# [Given problem]
Return the listing below unchanged, minus its pictures.

# [Source excerpt]
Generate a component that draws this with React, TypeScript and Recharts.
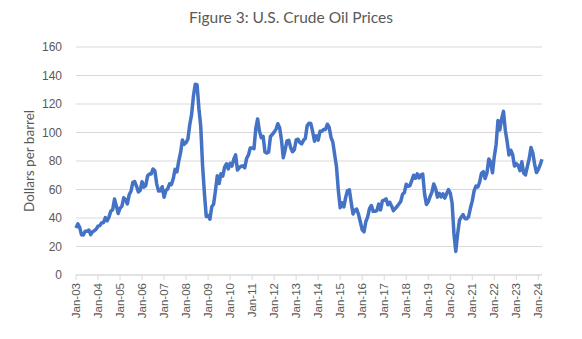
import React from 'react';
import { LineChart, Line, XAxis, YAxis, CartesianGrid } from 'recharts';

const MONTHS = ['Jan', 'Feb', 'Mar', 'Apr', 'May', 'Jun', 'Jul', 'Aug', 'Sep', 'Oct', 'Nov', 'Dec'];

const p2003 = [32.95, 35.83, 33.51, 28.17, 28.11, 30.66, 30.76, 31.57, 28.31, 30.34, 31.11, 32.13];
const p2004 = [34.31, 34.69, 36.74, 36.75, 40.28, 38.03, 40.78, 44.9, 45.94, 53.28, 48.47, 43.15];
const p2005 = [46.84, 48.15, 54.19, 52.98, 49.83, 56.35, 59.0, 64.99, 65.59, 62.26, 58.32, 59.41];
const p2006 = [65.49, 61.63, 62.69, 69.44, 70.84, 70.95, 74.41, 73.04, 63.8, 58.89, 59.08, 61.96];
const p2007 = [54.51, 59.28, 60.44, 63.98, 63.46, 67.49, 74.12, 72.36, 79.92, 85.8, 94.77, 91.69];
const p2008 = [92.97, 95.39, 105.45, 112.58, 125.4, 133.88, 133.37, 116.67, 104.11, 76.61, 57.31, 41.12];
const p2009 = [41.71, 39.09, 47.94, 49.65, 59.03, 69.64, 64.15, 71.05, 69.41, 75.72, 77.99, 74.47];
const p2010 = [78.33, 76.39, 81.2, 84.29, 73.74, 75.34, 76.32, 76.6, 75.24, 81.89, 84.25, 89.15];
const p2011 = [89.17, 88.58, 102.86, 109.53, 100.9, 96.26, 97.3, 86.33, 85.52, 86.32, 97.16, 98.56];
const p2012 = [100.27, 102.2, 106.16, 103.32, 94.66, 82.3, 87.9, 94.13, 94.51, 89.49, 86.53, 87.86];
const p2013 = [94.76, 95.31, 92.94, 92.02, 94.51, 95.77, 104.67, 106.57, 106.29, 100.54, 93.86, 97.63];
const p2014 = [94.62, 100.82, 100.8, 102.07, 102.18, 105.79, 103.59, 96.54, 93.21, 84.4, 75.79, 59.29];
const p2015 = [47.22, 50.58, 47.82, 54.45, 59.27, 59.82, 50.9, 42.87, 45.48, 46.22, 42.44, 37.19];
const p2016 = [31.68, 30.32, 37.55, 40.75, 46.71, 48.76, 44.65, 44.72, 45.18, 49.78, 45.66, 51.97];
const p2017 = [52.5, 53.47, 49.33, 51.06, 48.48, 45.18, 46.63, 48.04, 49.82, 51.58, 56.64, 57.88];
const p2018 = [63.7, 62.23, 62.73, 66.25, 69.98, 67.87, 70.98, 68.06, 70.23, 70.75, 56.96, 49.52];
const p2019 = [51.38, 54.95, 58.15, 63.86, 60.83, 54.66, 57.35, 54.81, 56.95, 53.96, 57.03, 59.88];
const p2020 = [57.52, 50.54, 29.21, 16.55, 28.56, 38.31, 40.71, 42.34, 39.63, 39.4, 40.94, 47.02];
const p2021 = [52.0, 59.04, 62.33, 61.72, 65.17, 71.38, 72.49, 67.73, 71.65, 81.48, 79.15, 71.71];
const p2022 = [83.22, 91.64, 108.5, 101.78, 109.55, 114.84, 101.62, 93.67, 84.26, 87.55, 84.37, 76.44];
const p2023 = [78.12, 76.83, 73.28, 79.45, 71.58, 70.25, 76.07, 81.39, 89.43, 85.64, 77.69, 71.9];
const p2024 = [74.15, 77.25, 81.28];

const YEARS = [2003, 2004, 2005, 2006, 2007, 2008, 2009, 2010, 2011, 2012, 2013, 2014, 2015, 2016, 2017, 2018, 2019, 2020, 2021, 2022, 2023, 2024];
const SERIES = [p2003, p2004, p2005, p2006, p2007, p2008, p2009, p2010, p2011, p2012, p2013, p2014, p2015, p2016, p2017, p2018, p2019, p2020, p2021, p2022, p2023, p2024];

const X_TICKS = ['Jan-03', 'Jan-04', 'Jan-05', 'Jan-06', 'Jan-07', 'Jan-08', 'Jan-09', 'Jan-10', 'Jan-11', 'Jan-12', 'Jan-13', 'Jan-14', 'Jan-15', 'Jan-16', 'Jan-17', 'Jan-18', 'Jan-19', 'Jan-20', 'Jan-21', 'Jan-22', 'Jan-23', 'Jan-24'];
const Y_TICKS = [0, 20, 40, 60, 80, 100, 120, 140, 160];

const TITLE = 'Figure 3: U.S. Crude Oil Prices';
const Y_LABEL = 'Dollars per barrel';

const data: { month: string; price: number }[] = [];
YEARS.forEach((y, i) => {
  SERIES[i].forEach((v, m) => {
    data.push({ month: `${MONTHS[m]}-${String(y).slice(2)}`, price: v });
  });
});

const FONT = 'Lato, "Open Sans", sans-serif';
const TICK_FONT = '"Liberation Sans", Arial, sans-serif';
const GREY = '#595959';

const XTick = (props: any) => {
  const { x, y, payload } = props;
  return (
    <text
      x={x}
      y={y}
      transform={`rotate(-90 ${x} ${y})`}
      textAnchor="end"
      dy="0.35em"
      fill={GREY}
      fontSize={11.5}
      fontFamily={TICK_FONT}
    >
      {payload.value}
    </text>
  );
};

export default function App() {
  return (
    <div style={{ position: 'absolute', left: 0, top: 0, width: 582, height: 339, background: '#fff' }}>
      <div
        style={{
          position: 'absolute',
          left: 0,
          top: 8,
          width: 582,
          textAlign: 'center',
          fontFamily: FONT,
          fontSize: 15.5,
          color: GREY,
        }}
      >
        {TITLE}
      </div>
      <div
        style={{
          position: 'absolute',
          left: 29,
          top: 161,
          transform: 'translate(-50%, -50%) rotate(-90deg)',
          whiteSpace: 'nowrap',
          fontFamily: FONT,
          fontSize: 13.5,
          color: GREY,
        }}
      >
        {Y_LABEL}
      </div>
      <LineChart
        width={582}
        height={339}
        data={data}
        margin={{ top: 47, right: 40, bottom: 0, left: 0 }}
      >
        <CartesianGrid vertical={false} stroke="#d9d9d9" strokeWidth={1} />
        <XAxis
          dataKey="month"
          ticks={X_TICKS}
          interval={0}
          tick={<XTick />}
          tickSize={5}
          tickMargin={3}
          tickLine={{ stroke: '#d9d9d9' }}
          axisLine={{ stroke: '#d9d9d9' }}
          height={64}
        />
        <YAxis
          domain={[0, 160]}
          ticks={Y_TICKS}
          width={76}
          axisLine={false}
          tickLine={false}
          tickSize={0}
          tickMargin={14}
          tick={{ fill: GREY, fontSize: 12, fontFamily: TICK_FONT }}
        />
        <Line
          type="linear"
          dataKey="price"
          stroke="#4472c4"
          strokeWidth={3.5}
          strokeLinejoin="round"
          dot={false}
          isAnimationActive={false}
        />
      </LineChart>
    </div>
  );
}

# [Result for this exercise]
Generate a component that draws this with React, TypeScript and Recharts.
import React from 'react';
import { LineChart, Line, XAxis, YAxis, CartesianGrid } from 'recharts';

const MONTHS = ['Jan', 'Feb', 'Mar', 'Apr', 'May', 'Jun', 'Jul', 'Aug', 'Sep', 'Oct', 'Nov', 'Dec'];

const p2003 = [32.95, 35.83, 33.51, 28.17, 28.11, 30.66, 30.76, 31.57, 28.31, 30.34, 31.11, 32.13];
const p2004 = [34.31, 34.69, 36.74, 36.75, 40.28, 38.03, 40.78, 44.9, 45.94, 53.28, 48.47, 43.15];
const p2005 = [46.84, 48.15, 54.19, 52.98, 49.83, 56.35, 59.0, 64.99, 65.59, 62.26, 58.32, 59.41];
const p2006 = [65.49, 61.63, 62.69, 69.44, 70.84, 70.95, 74.41, 73.04, 63.8, 58.89, 59.08, 61.96];
const p2007 = [54.51, 59.28, 60.44, 63.98, 63.46, 67.49, 74.12, 72.36, 79.92, 85.8, 94.77, 91.69];
const p2008 = [92.97, 95.39, 105.45, 112.58, 125.4, 133.88, 133.37, 116.67, 104.11, 76.61, 57.31, 41.12];
const p2009 = [41.71, 39.09, 47.94, 49.65, 59.03, 69.64, 64.15, 71.05, 69.41, 75.72, 77.99, 74.47];
const p2010 = [78.33, 76.39, 81.2, 84.29, 73.74, 75.34, 76.32, 76.6, 75.24, 81.89, 84.25, 89.15];
const p2011 = [89.17, 88.58, 102.86, 109.53, 100.9, 96.26, 97.3, 86.33, 85.52, 86.32, 97.16, 98.56];
const p2012 = [100.27, 102.2, 106.16, 103.32, 94.66, 82.3, 87.9, 94.13, 94.51, 89.49, 86.53, 87.86];
const p2013 = [94.76, 95.31, 92.94, 92.02, 94.51, 95.77, 104.67, 106.57, 106.29, 100.54, 93.86, 97.63];
const p2014 = [94.62, 100.82, 100.8, 102.07, 102.18, 105.79, 103.59, 96.54, 93.21, 84.4, 75.79, 59.29];
const p2015 = [47.22, 50.58, 47.82, 54.45, 59.27, 59.82, 50.9, 42.87, 45.48, 46.22, 42.44, 37.19];
const p2016 = [31.68, 30.32, 37.55, 40.75, 46.71, 48.76, 44.65, 44.72, 45.18, 49.78, 45.66, 51.97];
const p2017 = [52.5, 53.47, 49.33, 51.06, 48.48, 45.18, 46.63, 48.04, 49.82, 51.58, 56.64, 57.88];
const p2018 = [63.7, 62.23, 62.73, 66.25, 69.98, 67.87, 70.98, 68.06, 70.23, 70.75, 56.96, 49.52];
const p2019 = [51.38, 54.95, 58.15, 63.86, 60.83, 54.66, 57.35, 54.81, 56.95, 53.96, 57.03, 59.88];
const p2020 = [57.52, 50.54, 29.21, 16.55, 28.56, 38.31, 40.71, 42.34, 39.63, 39.4, 40.94, 47.02];
const p2021 = [52.0, 59.04, 62.33, 61.72, 65.17, 71.38, 72.49, 67.73, 71.65, 81.48, 79.15, 71.71];
const p2022 = [83.22, 91.64, 108.5, 101.78, 109.55, 114.84, 101.62, 93.67, 84.26, 87.55, 84.37, 76.44];
const p2023 = [78.12, 76.83, 73.28, 79.45, 71.58, 70.25, 76.07, 81.39, 89.43, 85.64, 77.69, 71.9];
const p2024 = [74.15, 77.25, 81.28];

const YEARS = [2003, 2004, 2005, 2006, 2007, 2008, 2009, 2010, 2011, 2012, 2013, 2014, 2015, 2016, 2017, 2018, 2019, 2020, 2021, 2022, 2023, 2024];
const SERIES = [p2003, p2004, p2005, p2006, p2007, p2008, p2009, p2010, p2011, p2012, p2013, p2014, p2015, p2016, p2017, p2018, p2019, p2020, p2021, p2022, p2023, p2024];

const X_TICKS = ['Jan-03', 'Jan-04', 'Jan-05', 'Jan-06', 'Jan-07', 'Jan-08', 'Jan-09', 'Jan-10', 'Jan-11', 'Jan-12', 'Jan-13', 'Jan-14', 'Jan-15', 'Jan-16', 'Jan-17', 'Jan-18', 'Jan-19', 'Jan-20', 'Jan-21', 'Jan-22', 'Jan-23', 'Jan-24'];
const Y_TICKS = [0, 20, 40, 60, 80, 100, 120, 140, 160];

const TITLE = 'Figure 3: U.S. Crude Oil Prices';
const Y_LABEL = 'Dollars per barrel';

const data: { month: string; price: number }[] = [];
YEARS.forEach((y, i) => {
  SERIES[i].forEach((v, m) => {
    data.push({ month: `${MONTHS[m]}-${String(y).slice(2)}`, price: v });
  });
});

const FONT = 'Lato, "Open Sans", sans-serif';
const TICK_FONT = '"Liberation Sans", Arial, sans-serif';
const GREY = '#595959';

const XTick = (props: any) => {
  const { x, y, payload } = props;
  return (
    <text
      x={x}
      y={y}
      transform={`rotate(-90 ${x} ${y})`}
      textAnchor="end"
      dy="0.35em"
      fill={GREY}
      fontSize={11.5}
      fontFamily={TICK_FONT}
    >
      {payload.value}
    </text>
  );
};

export default function App() {
  return (
    <div style={{ position: 'absolute', left: 0, top: 0, width: 582, height: 339, background: '#fff' }}>
      <div
        style={{
          position: 'absolute',
          left: 0,
          top: 8,
          width: 582,
          textAlign: 'center',
          fontFamily: FONT,
          fontSize: 15.5,
          color: GREY,
        }}
      >
        {TITLE}
      </div>
      <div
        style={{
          position: 'absolute',
          left: 29,
          top: 161,
          transform: 'translate(-50%, -50%) rotate(-90deg)',
          whiteSpace: 'nowrap',
          fontFamily: FONT,
          fontSize: 13.5,
          color: GREY,
        }}
      >
        {Y_LABEL}
      </div>
      <LineChart
        width={582}
        height={339}
        data={data}
        margin={{ top: 47, right: 40, bottom: 0, left: 0 }}
      >
        <CartesianGrid vertical={false} stroke="#d9d9d9" strokeWidth={1} />
        <XAxis
          dataKey="month"
          ticks={X_TICKS}
          interval={0}
          tick={<XTick />}
          tickSize={5}
          tickMargin={3}
          tickLine={{ stroke: '#d9d9d9' }}
          axisLine={{ stroke: '#d9d9d9' }}
          height={64}
        />
        <YAxis
          domain={[0, 160]}
          ticks={Y_TICKS}
          width={76}
          axisLine={false}
          tickLine={false}
          tickSize={0}
          tickMargin={14}
          tick={{ fill: GREY, fontSize: 12, fontFamily: TICK_FONT }}
        />
        <Line
          type="linear"
          dataKey="price"
          stroke="#4472c4"
          strokeWidth={3.5}
          strokeLinejoin="round"
          dot={false}
          isAnimationActive={false}
        />
      </LineChart>
    </div>
  );
}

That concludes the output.